The Life Planning Thing
Gilbert’s work also explains why the natural evolution of financial planning is into life planning. Veteran planners who have helped hundreds of clients travel confidently deep into the “enough” zone, began to realize that to help those clients attain higher levels of happiness required asking questions far beyond how to gather more assets. What could you do that would make you happier? Where would you want to do it? And, with whom would you want to do it?
He also offers some helpful insight for those who’d like to help their clients down the life-planning road. Because our brains overweight our memories with bad experiences, we tend to shy away from making changes in our lives that we might later regret. Studies show that most people say they will feel more regret if they take a chance and lose, than if they take no action.

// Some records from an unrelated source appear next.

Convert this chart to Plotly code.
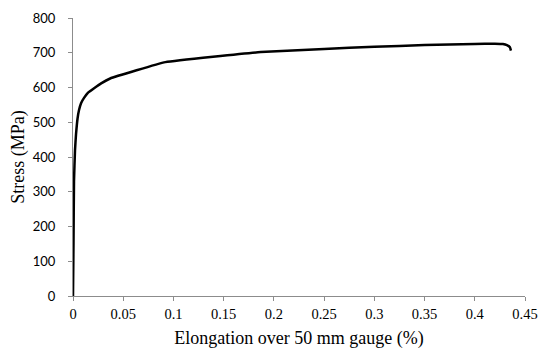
import plotly.graph_objects as go

elongation = [0, 0.0005, 0.001, 0.002, 0.003, 0.0045, 0.006, 0.008, 0.011, 0.015,
              0.021, 0.028, 0.037, 0.092, 0.187, 0.25, 0.3, 0.35, 0.4, 0.42,
              0.428, 0.432, 0.435, 0.436]
stress = [0, 150, 330, 420, 465, 510, 535, 555, 570, 585,
          598, 612, 626, 673, 702, 711, 717, 722, 725.5, 726,
          725, 722, 716, 706]

x_ticks = [0, 0.05, 0.1, 0.15, 0.2, 0.25, 0.3, 0.35, 0.4, 0.45]
x_tick_labels = ["0", "0.05", "0.1", "0.15", "0.2", "0.25", "0.3", "0.35", "0.4", "0.45"]
y_ticks = [0, 100, 200, 300, 400, 500, 600, 700, 800]

fig = go.Figure()
fig.add_trace(go.Scatter(x=elongation, y=stress, mode="lines",
                         line=dict(color="black", width=2.5, shape="spline", smoothing=0.3),
                         showlegend=False))

# page body adds an 8px offset; size the figure so the plot area lands where the reference has it
fig.update_layout(
    width=542, height=346,
    margin=dict(l=65, r=25, t=10, b=58),
    plot_bgcolor="white", paper_bgcolor="white",
)
fig.update_xaxes(range=[0, 0.45], tickvals=x_ticks, ticktext=x_tick_labels,
                 showgrid=False, zeroline=False, showline=True, linecolor="#8c8c8c", linewidth=1,
                 ticks="outside", ticklen=4, tickcolor="#8c8c8c", automargin=False,
                 ticklabelstandoff=1,
                 tickfont=dict(family="Liberation Serif", size=14.5, color="black"),
                 title=dict(text="Elongation over 50 mm gauge (%)",
                            font=dict(family="Liberation Serif", size=18, color="black"), standoff=9))
fig.update_yaxes(range=[0, 800], tickvals=y_ticks,
                 showgrid=False, zeroline=False, showline=True, linecolor="#8c8c8c", linewidth=1,
                 ticks="outside", ticklen=4, tickcolor="#8c8c8c", automargin=False,
                 ticklabelstandoff=10,
                 tickfont=dict(family="Lato", size=13, color="black"),
                 title=dict(text="Stress (MPa)",
                            font=dict(family="Liberation Serif", size=18, color="black"), standoff=8))

fig.write_html("out.html")
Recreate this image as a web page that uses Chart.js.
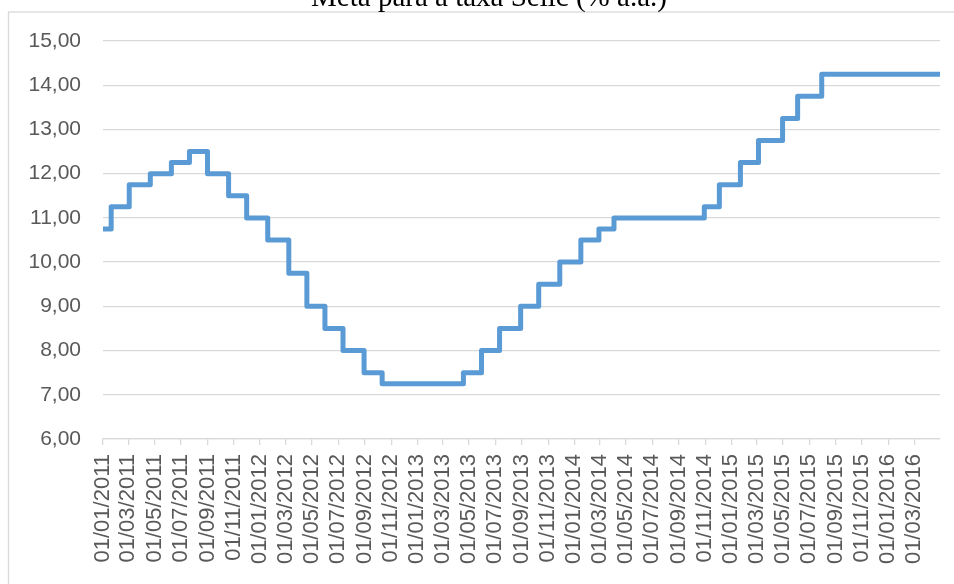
<!DOCTYPE html>
<html>
<head>
<meta charset="utf-8">
<script src="https://cdn.jsdelivr.net/npm/chart.js@4/dist/chart.umd.min.js"></script>
<style>
  body { margin: 0; background: #fff; }
  canvas { display: block; }
</style>
</head>
<body>
<canvas id="selicChart" width="954" height="584"></canvas>
<script>
const chartTitle = 'Meta para a taxa Selic (% a.a.)';

// datas de vigência da meta (dd/mm/aaaa) e valor em % a.a.
const dates = ['01/01/2011', '20/01/2011', '03/03/2011', '21/04/2011', '09/06/2011', '21/07/2011',
    '01/09/2011', '20/10/2011', '01/12/2011', '19/01/2012', '08/03/2012', '19/04/2012',
    '31/05/2012', '12/07/2012', '30/08/2012', '11/10/2012', '18/04/2013', '30/05/2013',
    '11/07/2013', '29/08/2013', '10/10/2013', '28/11/2013', '16/01/2014', '27/02/2014',
    '03/04/2014', '30/10/2014', '04/12/2014', '22/01/2015', '05/03/2015', '30/04/2015',
    '04/06/2015', '30/07/2015', '30/04/2016'];
const rates = [10.75, 11.25, 11.75, 12.00, 12.25, 12.50,
    12.00, 11.50, 11.00, 10.50, 9.75, 9.00,
    8.50, 8.00, 7.50, 7.25, 7.50, 8.00,
    8.50, 9.00, 9.50, 10.00, 10.50, 10.75,
    11.00, 11.25, 11.75, 12.25, 12.75, 13.25,
    13.75, 14.25, 14.25];

const tickLabels = ['01/01/2011', '01/03/2011', '01/05/2011', '01/07/2011', '01/09/2011', '01/11/2011',
    '01/01/2012', '01/03/2012', '01/05/2012', '01/07/2012', '01/09/2012', '01/11/2012',
    '01/01/2013', '01/03/2013', '01/05/2013', '01/07/2013', '01/09/2013', '01/11/2013',
    '01/01/2014', '01/03/2014', '01/05/2014', '01/07/2014', '01/09/2014', '01/11/2014',
    '01/01/2015', '01/03/2015', '01/05/2015', '01/07/2015', '01/09/2015', '01/11/2015',
    '01/01/2016', '01/03/2016'];

const yMin = 6;
const yMax = 15;

function toDay(s) {
    const [d, m, y] = s.split('/').map(Number);
    return (Date.UTC(y, m - 1, d) - Date.UTC(2011, 0, 1)) / 86400000;
}

const points = dates.map((d, i) => ({ x: toDay(d), y: rates[i] }));
const gridColor = '#d9d9d9';
const labelFont = { family: '"Liberation Sans", Arial, sans-serif', size: 21 };

const framePlugin = {
    id: 'frame',
    beforeDraw(chart) {
        const ctx = chart.ctx;
        ctx.save();
        ctx.fillStyle = '#fff';
        ctx.fillRect(0, 0, chart.width, chart.height);
        ctx.strokeStyle = gridColor;
        ctx.lineWidth = 1.3;
        ctx.strokeRect(8.5, 12, chart.width + 10, chart.height + 10);
        ctx.restore();
    },
    afterDraw(chart) {
        const ctx = chart.ctx;
        ctx.save();
        ctx.fillStyle = '#000';
        ctx.font = '29px "Liberation Serif", "Times New Roman", serif';
        ctx.textAlign = 'center';
        ctx.textBaseline = 'alphabetic';
        ctx.fillText(chartTitle, 489, 6);
        ctx.restore();
    }
};

const ctx = document.getElementById('selicChart').getContext('2d');
const selicChart = new Chart(ctx, {
    type: 'line',
    data: {
        datasets: [{
            label: chartTitle,
            data: points,
            borderColor: '#5b9bd5',
            borderWidth: 5,
            borderJoinStyle: 'round',
            borderCapStyle: 'round',
            stepped: 'before',
            pointRadius: 0,
            fill: false
        }]
    },
    options: {
        responsive: false,
        animation: false,
        layout: { padding: { left: 0, top: 41, right: 14, bottom: 0 } },
        plugins: {
            legend: { display: false },
            tooltip: { enabled: false },
            title: { display: false }
        },
        scales: {
            x: {
                type: 'linear',
                min: toDay(dates[0]),
                max: toDay(dates[dates.length - 1]),
                afterBuildTicks: (scale) => {
                    scale.ticks = tickLabels.map(t => ({ value: toDay(t) }));
                },
                afterFit: (scale) => { scale.height = 145; },
                grid: {
                    drawOnChartArea: false,
                    drawTicks: true,
                    tickLength: 6,
                    color: gridColor,
                    lineWidth: 1.3
                },
                border: { color: gridColor, width: 1.3 },
                ticks: {
                    autoSkip: false,
                    minRotation: 90,
                    maxRotation: 90,
                    padding: 9,
                    color: '#595959',
                    font: { family: labelFont.family, size: 22 },
                    callback: (v, i) => tickLabels[i]
                }
            },
            y: {
                min: yMin,
                max: yMax,
                afterFit: (scale) => { scale.width = 103; },
                grid: {
                    drawTicks: false,
                    color: gridColor,
                    lineWidth: 1.3
                },
                border: { display: false },
                ticks: {
                    stepSize: 1,
                    padding: 22,
                    color: '#595959',
                    font: labelFont,
                    callback: (v) => v.toFixed(2).replace('.', ',')
                }
            }
        }
    },
    plugins: [framePlugin]
});
</script>
</body>
</html>
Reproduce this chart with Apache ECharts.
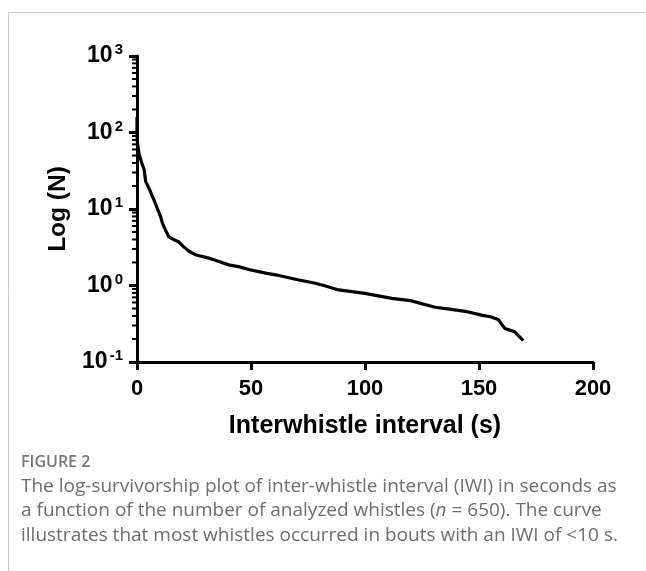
<!DOCTYPE html>
<html>
<head>
<meta charset="utf-8">
<script src="https://cdn.jsdelivr.net/npm/echarts@6/dist/echarts.min.js"></script>
<style>
html,body{margin:0;padding:0;background:#fff;}
#chart{width:646px;height:571px;}
</style>
</head>
<body>
<div id="chart"></div>
<script>
// Interwhistle interval (s)
var intervalS = [0,0,0.2,0.9,2.1,3.1,3.8,5.5,6.7,7.5,9,10.4,11.1,12.5,14.0,16,18.4,20.5,22.8,26,31.5,35,40.3,45,49,56.4,60.7,70,78.2,82,88.4,100,111.7,120,130.7,137,143.9,151.1,155,158.4,160,161.4,165.7,169.4];
// Survivorship N
var survN = [160,100,74,52,40,33,23,18,14.7,13,10,7.9,6.6,5.3,4.3,4.0,3.7,3.2,2.8,2.5,2.28,2.1,1.86,1.75,1.62,1.45,1.38,1.2,1.07,1.0,0.875,0.79,0.68,0.634,0.52,0.49,0.46,0.41,0.39,0.36,0.31,0.275,0.248,0.19];
var xTicks = [0,50,100,150,200];
var yDecades = [0.1,1,10,100,1000];
var minorMultipliers = [2,3,4,5,6,7,8,9];

var curve = intervalS.map(function(x,i){return [x, survN[i]];});
var minorTicks = [];
for (var d = 0; d < yDecades.length - 1; d++) {
  for (var m = 0; m < minorMultipliers.length; m++) {
    minorTicks.push([0, yDecades[d] * minorMultipliers[m]]);
  }
}

var chart = echarts.init(document.getElementById('chart'));
var axisFont = 'Liberation Sans, Arial, sans-serif';
var capFont = 'Open Sans, sans-serif';
var capColor = '#6e6e6e';

chart.setOption({
  animation: false,
  grid: {left: 137, right: 53, top: 56, bottom: 209, containLabel: false},
  xAxis: {
    type: 'value', min: 0, max: 200, interval: 50,
    axisLine: {show: true, lineStyle: {color: '#000', width: 3}},
    axisTick: {show: true, length: 8, lineStyle: {color: '#000', width: 3}},
    splitLine: {show: false},
    axisLabel: {margin: 16, color: '#000', fontFamily: axisFont, fontWeight: 'bold', fontSize: 22,
      formatter: function(v){return xTicks.indexOf(v) >= 0 ? String(v) : '';}},
    name: 'Interwhistle interval (s)', nameLocation: 'middle', nameGap: 52,
    nameTextStyle: {color: '#000', fontFamily: axisFont, fontWeight: 'bold', fontSize: 25}
  },
  yAxis: {
    type: 'log', logBase: 10, min: 0.1, max: 1000,
    axisLine: {show: true, onZero: false, lineStyle: {color: '#000', width: 3}},
    axisTick: {show: true, length: 8, lineStyle: {color: '#000', width: 3}},
    splitLine: {show: false},
    axisLabel: {margin: 14, color: '#000', fontFamily: axisFont, fontWeight: 'bold',
      formatter: function(v){
        var e = Math.round(Math.log(v)/Math.LN10);
        return '{b|10}{s|' + e + '}';
      },
      rich: {
        b: {fontSize: 23, fontWeight: 'bold', fontFamily: axisFont, color: '#000'},
        s: {fontSize: 15, fontWeight: 'bold', fontFamily: axisFont, color: '#000', padding: [0,0,12,2]}
      }
    },
    name: 'Log (N)', nameLocation: 'middle', nameGap: 66, nameRotate: 90,
    nameTextStyle: {color: '#000', fontFamily: axisFont, fontWeight: 'bold', fontSize: 24.5}
  },
  series: [
    {
      type: 'line', data: curve, showSymbol: false, symbol: 'none',
      lineStyle: {color: '#000', width: 3.2, join: 'round'}, clip: false, z: 3
    },
    {
      type: 'custom', data: minorTicks, clip: false, silent: true, z: 4,
      renderItem: function(params, api){
        var p = api.coord([api.value(0), api.value(1)]);
        return {type: 'line', shape: {x1: p[0] - 5, y1: p[1], x2: p[0], y2: p[1]},
          style: {stroke: '#000', lineWidth: 2}};
      }
    }
  ],
  graphic: [
    {type: 'rect', shape: {x: 8.5, y: 12.5, width: 800, height: 800},
      style: {fill: 'none', stroke: '#cccccc', lineWidth: 1}, silent: true},
    {type: 'text', left: 21, top: 454, style: {text: 'FIGURE 2', font: '600 16px ' + capFont, fill: '#777'}},
    {type: 'text', left: 21, top: 477, style: {text: 'The log-survivorship plot of inter-whistle interval (IWI) in seconds as', font: '19px ' + capFont, fill: capColor}},
    {type: 'text', left: 21, top: 501, style: {
      text: '{a|a function of the number of analyzed whistles (}{i|n}{a| = 650). The curve}',
      rich: {a: {font: '19px ' + capFont, fill: capColor}, i: {font: 'italic 19px ' + capFont, fill: capColor}}}},
    {type: 'text', left: 21, top: 526, style: {text: 'illustrates that most whistles occurred in bouts with an IWI of <10 s.', font: '19px ' + capFont, fill: capColor}}
  ]
});
</script>
</body>
</html>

But in the long run, Gilbert says, “What people regret most are the things they did not do. We tend to play it emotionally safe. We stay with the familiar, warding off our imagined regrets and often creating real lifelong ones.” Perhaps the greatest value financial planners can give their clients is to help them sort out what will truly make them happy. And then encourage them to make the necessary changes in their lives to get there. Remember, it’s not our peak experiences that ultimately make us happy; it’s the small things, that experienced consistently bring us the greatest happiness. Like a good book that helps us to understand ourselves a little better, or a trusting relationship between a financial planner and his or her clients.